**Work required**
Extract the lines of the material below, beginning with the first and ending with the line that holds "5.2, 5.75, 6.15];". Skip every picture.

**Information supplied**
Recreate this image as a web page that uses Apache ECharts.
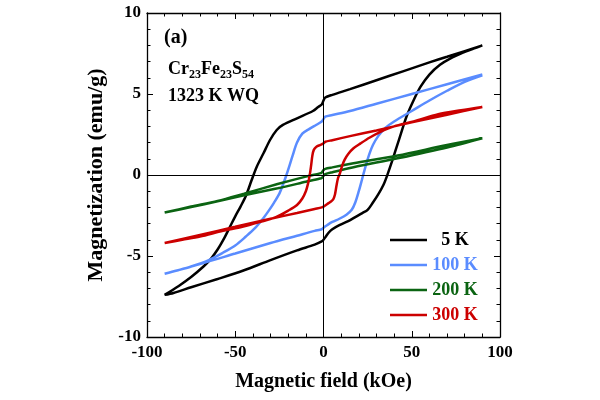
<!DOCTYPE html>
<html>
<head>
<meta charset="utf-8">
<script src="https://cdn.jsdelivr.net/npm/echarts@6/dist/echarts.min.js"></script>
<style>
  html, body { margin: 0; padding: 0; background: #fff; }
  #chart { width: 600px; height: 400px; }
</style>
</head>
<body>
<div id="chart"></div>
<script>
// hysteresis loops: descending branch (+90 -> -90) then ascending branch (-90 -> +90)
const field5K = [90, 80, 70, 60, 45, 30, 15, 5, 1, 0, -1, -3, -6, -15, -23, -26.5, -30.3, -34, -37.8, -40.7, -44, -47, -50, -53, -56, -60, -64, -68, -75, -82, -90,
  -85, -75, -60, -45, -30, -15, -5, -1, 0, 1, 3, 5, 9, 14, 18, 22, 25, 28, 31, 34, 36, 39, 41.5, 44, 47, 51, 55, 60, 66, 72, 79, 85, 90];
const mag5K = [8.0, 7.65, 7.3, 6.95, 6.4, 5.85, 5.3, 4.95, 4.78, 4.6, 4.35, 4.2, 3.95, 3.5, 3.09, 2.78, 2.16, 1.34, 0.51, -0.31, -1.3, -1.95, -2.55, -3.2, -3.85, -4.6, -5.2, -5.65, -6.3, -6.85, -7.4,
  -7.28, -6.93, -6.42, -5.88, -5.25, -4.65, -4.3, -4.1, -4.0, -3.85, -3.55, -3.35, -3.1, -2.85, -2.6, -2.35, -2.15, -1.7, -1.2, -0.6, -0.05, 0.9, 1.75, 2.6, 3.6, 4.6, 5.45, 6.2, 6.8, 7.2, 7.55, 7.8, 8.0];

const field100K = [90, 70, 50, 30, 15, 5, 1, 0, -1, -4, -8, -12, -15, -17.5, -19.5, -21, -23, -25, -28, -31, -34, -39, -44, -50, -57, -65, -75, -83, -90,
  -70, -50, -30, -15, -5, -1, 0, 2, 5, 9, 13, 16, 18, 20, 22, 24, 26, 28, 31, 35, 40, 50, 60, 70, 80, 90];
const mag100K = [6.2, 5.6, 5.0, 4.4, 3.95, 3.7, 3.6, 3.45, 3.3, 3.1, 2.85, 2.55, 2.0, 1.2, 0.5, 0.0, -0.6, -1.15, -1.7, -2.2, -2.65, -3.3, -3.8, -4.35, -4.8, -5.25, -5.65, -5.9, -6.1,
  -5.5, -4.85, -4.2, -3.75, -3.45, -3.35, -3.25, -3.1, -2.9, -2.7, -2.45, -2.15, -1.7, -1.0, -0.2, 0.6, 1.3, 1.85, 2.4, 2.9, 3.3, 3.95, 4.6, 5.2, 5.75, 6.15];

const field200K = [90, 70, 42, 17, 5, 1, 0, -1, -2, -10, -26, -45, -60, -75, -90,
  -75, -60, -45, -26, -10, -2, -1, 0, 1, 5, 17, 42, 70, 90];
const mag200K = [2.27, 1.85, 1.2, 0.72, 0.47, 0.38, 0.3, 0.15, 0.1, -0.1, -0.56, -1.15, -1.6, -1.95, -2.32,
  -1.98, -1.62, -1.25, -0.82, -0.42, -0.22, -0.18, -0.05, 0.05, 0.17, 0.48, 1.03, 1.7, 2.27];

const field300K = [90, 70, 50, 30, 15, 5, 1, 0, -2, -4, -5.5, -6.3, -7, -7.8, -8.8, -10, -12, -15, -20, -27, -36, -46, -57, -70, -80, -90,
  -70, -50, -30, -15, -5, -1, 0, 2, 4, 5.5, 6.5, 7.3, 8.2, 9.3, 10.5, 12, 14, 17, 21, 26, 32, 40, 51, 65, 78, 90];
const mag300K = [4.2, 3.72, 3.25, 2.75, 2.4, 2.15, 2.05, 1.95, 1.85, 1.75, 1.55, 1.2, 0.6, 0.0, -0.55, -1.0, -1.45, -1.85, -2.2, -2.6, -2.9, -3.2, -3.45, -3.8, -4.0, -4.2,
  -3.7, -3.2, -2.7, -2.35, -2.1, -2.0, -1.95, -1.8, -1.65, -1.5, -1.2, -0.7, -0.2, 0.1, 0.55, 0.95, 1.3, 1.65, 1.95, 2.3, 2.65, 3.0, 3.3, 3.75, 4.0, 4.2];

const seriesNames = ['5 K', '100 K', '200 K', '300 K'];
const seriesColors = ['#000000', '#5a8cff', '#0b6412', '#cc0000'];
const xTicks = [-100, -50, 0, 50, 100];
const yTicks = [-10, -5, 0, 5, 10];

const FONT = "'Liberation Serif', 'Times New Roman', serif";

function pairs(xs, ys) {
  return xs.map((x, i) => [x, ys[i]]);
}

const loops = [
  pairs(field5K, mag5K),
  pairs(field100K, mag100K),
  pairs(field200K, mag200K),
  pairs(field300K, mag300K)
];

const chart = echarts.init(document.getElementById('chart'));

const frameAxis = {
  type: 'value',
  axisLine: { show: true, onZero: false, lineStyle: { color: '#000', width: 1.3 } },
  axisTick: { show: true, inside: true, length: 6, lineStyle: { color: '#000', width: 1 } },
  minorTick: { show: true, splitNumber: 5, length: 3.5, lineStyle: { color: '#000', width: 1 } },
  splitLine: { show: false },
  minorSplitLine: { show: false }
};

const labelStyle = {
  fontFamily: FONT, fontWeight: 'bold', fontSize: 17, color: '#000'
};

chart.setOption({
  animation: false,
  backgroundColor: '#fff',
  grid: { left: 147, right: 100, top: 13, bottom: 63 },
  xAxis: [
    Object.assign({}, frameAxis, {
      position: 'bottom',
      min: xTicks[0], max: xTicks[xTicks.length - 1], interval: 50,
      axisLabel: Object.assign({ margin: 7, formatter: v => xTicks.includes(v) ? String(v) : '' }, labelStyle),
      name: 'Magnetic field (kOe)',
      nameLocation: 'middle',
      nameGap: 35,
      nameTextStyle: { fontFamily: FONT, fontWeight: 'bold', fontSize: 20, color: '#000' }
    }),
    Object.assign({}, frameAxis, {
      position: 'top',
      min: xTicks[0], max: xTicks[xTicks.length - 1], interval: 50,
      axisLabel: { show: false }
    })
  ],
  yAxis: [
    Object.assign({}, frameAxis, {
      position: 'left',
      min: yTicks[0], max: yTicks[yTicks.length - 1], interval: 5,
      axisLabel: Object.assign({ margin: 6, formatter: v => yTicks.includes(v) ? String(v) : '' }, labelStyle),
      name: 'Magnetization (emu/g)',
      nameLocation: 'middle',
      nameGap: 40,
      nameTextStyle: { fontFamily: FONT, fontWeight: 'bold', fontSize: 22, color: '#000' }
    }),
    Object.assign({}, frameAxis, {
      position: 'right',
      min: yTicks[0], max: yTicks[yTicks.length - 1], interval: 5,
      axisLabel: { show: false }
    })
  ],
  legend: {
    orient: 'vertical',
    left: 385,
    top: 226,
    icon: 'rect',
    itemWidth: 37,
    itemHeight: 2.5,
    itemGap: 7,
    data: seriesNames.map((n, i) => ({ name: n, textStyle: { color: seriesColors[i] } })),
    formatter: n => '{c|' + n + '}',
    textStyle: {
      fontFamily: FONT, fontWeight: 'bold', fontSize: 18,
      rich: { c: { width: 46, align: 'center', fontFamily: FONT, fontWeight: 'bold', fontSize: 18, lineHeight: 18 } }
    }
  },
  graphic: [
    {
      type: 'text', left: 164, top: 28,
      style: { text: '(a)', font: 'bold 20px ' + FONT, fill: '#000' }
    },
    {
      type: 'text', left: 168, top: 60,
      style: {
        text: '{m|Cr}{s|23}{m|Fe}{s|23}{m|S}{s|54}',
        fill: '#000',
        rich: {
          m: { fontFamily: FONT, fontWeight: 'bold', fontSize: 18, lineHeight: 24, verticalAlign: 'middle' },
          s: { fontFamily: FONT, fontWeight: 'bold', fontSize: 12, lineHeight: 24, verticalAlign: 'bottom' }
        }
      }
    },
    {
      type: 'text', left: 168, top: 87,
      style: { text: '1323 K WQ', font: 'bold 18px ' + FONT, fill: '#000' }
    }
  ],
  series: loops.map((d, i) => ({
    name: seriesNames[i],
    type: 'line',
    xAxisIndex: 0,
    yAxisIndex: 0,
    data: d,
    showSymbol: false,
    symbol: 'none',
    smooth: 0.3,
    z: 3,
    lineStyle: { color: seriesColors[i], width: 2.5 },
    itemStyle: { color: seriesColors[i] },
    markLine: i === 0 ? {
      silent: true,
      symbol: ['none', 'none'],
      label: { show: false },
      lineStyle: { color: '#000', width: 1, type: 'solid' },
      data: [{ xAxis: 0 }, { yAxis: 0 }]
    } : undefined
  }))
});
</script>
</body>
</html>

**Response**
Recreate this image as a web page that uses Apache ECharts.
<!DOCTYPE html>
<html>
<head>
<meta charset="utf-8">
<script src="https://cdn.jsdelivr.net/npm/echarts@6/dist/echarts.min.js"></script>
<style>
  html, body { margin: 0; padding: 0; background: #fff; }
  #chart { width: 600px; height: 400px; }
</style>
</head>
<body>
<div id="chart"></div>
<script>
// hysteresis loops: descending branch (+90 -> -90) then ascending branch (-90 -> +90)
const field5K = [90, 80, 70, 60, 45, 30, 15, 5, 1, 0, -1, -3, -6, -15, -23, -26.5, -30.3, -34, -37.8, -40.7, -44, -47, -50, -53, -56, -60, -64, -68, -75, -82, -90,
  -85, -75, -60, -45, -30, -15, -5, -1, 0, 1, 3, 5, 9, 14, 18, 22, 25, 28, 31, 34, 36, 39, 41.5, 44, 47, 51, 55, 60, 66, 72, 79, 85, 90];
const mag5K = [8.0, 7.65, 7.3, 6.95, 6.4, 5.85, 5.3, 4.95, 4.78, 4.6, 4.35, 4.2, 3.95, 3.5, 3.09, 2.78, 2.16, 1.34, 0.51, -0.31, -1.3, -1.95, -2.55, -3.2, -3.85, -4.6, -5.2, -5.65, -6.3, -6.85, -7.4,
  -7.28, -6.93, -6.42, -5.88, -5.25, -4.65, -4.3, -4.1, -4.0, -3.85, -3.55, -3.35, -3.1, -2.85, -2.6, -2.35, -2.15, -1.7, -1.2, -0.6, -0.05, 0.9, 1.75, 2.6, 3.6, 4.6, 5.45, 6.2, 6.8, 7.2, 7.55, 7.8, 8.0];

const field100K = [90, 70, 50, 30, 15, 5, 1, 0, -1, -4, -8, -12, -15, -17.5, -19.5, -21, -23, -25, -28, -31, -34, -39, -44, -50, -57, -65, -75, -83, -90,
  -70, -50, -30, -15, -5, -1, 0, 2, 5, 9, 13, 16, 18, 20, 22, 24, 26, 28, 31, 35, 40, 50, 60, 70, 80, 90];
const mag100K = [6.2, 5.6, 5.0, 4.4, 3.95, 3.7, 3.6, 3.45, 3.3, 3.1, 2.85, 2.55, 2.0, 1.2, 0.5, 0.0, -0.6, -1.15, -1.7, -2.2, -2.65, -3.3, -3.8, -4.35, -4.8, -5.25, -5.65, -5.9, -6.1,
  -5.5, -4.85, -4.2, -3.75, -3.45, -3.35, -3.25, -3.1, -2.9, -2.7, -2.45, -2.15, -1.7, -1.0, -0.2, 0.6, 1.3, 1.85, 2.4, 2.9, 3.3, 3.95, 4.6, 5.2, 5.75, 6.15];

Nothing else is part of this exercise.